◆ What to produce: Leaving out every picture, retype the lines below from the top through the one that contains "YAxis, ReferenceLine, ReferenceArea".

--------------------------------------------------

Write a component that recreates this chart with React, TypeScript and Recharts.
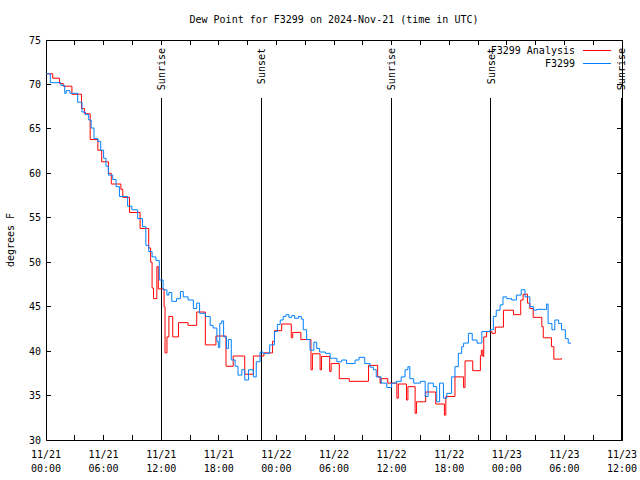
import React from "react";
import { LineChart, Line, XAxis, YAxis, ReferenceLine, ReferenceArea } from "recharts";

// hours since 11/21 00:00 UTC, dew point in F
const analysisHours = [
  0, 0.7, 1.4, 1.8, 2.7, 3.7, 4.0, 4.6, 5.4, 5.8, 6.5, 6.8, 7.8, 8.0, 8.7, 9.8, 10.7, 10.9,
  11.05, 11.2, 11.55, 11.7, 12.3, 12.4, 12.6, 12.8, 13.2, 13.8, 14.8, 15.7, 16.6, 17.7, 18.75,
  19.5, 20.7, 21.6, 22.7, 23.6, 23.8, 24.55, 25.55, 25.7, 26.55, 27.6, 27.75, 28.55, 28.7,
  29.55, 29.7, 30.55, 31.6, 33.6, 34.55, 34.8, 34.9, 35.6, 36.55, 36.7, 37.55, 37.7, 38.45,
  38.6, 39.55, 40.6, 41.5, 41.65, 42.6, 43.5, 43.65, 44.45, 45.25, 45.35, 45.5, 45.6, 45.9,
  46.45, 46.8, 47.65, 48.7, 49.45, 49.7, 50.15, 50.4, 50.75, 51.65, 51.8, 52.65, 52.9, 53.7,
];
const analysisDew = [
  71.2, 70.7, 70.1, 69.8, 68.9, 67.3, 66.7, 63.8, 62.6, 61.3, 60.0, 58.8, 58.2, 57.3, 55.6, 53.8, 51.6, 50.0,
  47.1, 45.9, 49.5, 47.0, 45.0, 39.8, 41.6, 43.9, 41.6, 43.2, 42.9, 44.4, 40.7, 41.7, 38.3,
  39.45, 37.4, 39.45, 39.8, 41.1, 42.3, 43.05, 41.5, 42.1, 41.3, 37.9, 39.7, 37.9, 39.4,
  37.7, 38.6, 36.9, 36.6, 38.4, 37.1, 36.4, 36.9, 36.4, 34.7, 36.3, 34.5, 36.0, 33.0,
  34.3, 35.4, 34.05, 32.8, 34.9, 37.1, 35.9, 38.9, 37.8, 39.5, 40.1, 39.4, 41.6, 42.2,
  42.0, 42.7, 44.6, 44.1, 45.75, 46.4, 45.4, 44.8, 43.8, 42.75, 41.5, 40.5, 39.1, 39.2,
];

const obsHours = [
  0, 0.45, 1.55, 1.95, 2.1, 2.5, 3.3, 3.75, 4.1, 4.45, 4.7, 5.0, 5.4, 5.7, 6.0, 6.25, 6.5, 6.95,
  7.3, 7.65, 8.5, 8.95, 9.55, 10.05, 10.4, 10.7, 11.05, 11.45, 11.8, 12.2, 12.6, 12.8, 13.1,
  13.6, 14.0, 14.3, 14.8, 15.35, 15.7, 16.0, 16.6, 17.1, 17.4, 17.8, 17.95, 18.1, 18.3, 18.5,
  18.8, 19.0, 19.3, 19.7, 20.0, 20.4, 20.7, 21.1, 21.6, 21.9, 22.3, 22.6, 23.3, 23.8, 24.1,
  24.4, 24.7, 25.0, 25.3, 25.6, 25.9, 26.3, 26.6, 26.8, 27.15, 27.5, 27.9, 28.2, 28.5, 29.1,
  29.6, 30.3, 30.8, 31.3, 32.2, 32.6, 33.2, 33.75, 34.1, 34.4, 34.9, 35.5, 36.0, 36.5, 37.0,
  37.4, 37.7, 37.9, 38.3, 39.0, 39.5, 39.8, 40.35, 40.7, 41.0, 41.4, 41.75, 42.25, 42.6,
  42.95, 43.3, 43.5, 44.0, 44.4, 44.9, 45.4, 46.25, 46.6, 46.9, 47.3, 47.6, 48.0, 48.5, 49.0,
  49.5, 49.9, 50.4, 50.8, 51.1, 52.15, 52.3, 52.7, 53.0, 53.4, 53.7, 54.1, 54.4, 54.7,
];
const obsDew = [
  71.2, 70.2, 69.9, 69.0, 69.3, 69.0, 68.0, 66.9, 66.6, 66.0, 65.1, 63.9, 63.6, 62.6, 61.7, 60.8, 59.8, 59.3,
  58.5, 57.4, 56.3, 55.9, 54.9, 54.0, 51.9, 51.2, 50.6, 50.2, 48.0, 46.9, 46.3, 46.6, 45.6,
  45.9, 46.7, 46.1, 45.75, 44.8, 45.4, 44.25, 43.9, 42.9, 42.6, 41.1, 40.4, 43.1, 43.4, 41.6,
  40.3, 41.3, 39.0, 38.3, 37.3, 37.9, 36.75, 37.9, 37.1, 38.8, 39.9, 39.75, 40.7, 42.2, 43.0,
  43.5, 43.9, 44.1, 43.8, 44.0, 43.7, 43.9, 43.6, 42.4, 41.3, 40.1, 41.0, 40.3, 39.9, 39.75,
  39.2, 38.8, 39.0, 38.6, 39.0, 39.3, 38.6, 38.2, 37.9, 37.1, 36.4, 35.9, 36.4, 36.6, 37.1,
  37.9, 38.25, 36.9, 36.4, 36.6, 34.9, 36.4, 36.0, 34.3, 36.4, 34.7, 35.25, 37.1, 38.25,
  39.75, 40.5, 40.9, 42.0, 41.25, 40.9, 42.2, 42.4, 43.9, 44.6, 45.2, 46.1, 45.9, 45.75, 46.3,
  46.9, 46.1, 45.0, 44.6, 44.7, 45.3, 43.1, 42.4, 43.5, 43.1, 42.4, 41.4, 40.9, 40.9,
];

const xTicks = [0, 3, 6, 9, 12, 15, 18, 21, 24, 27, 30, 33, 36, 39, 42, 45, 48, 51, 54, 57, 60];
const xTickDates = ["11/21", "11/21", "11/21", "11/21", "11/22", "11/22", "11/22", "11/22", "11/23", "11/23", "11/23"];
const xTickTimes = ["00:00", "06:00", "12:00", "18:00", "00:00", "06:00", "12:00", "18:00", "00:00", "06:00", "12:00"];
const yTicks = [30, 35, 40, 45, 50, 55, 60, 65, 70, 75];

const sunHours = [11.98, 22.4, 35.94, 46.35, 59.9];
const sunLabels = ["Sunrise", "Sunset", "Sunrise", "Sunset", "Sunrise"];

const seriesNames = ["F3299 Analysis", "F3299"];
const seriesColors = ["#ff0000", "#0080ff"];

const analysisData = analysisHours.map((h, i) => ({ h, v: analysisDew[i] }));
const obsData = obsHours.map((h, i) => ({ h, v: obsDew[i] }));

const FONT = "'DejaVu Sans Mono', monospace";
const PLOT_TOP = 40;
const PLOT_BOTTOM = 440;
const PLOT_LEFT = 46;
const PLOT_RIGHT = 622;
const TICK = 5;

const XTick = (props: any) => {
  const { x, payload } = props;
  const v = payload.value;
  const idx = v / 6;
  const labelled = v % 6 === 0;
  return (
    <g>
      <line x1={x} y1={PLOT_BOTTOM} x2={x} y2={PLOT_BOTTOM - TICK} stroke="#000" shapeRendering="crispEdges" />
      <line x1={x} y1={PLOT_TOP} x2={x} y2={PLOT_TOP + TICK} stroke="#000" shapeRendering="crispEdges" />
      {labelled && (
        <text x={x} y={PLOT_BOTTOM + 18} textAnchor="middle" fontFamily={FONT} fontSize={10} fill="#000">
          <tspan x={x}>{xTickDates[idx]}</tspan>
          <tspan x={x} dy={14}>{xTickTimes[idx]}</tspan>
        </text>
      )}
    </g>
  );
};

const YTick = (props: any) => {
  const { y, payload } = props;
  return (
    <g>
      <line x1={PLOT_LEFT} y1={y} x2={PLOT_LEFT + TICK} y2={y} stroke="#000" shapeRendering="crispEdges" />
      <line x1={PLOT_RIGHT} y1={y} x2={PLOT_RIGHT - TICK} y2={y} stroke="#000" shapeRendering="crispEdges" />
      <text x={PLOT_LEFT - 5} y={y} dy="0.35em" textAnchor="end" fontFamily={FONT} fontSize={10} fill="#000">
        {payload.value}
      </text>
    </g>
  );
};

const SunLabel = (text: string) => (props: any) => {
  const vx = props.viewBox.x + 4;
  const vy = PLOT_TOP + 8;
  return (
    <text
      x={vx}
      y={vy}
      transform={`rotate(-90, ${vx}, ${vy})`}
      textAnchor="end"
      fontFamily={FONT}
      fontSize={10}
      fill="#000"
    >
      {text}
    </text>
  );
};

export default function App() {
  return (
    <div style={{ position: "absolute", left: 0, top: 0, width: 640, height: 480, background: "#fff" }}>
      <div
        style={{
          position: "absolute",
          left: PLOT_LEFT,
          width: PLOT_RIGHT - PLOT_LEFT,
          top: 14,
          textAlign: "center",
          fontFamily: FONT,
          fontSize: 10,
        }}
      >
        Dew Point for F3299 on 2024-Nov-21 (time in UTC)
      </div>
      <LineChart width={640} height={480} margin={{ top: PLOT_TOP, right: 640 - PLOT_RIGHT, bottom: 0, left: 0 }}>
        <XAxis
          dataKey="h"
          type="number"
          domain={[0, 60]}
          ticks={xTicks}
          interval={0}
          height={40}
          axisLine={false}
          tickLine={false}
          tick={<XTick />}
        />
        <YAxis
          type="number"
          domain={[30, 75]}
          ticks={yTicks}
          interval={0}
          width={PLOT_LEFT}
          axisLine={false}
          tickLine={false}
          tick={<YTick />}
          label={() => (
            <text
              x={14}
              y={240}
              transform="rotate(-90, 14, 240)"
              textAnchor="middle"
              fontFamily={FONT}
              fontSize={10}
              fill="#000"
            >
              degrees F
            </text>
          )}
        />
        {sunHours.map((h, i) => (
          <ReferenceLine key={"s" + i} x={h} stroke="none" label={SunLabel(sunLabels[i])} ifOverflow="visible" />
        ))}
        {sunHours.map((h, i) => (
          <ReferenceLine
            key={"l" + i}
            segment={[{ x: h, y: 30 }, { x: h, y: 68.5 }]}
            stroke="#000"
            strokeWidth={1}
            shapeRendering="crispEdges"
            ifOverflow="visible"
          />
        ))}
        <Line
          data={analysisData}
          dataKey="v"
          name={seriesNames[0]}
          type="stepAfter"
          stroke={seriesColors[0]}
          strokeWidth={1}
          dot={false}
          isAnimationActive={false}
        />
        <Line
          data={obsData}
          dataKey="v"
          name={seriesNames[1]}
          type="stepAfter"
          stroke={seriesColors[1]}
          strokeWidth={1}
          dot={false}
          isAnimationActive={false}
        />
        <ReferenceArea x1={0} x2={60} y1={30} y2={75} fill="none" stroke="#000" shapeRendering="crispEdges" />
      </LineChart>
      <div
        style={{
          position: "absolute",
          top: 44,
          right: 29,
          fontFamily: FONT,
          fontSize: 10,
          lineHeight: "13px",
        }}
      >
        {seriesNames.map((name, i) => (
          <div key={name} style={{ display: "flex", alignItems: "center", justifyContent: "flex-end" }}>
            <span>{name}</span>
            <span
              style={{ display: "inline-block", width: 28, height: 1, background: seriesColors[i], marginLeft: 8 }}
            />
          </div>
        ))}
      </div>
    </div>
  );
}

--------------------------------------------------

◆ Task response:
Write a component that recreates this chart with React, TypeScript and Recharts.
import React from "react";
import { LineChart, Line, XAxis, YAxis, ReferenceLine, ReferenceArea } from "recharts";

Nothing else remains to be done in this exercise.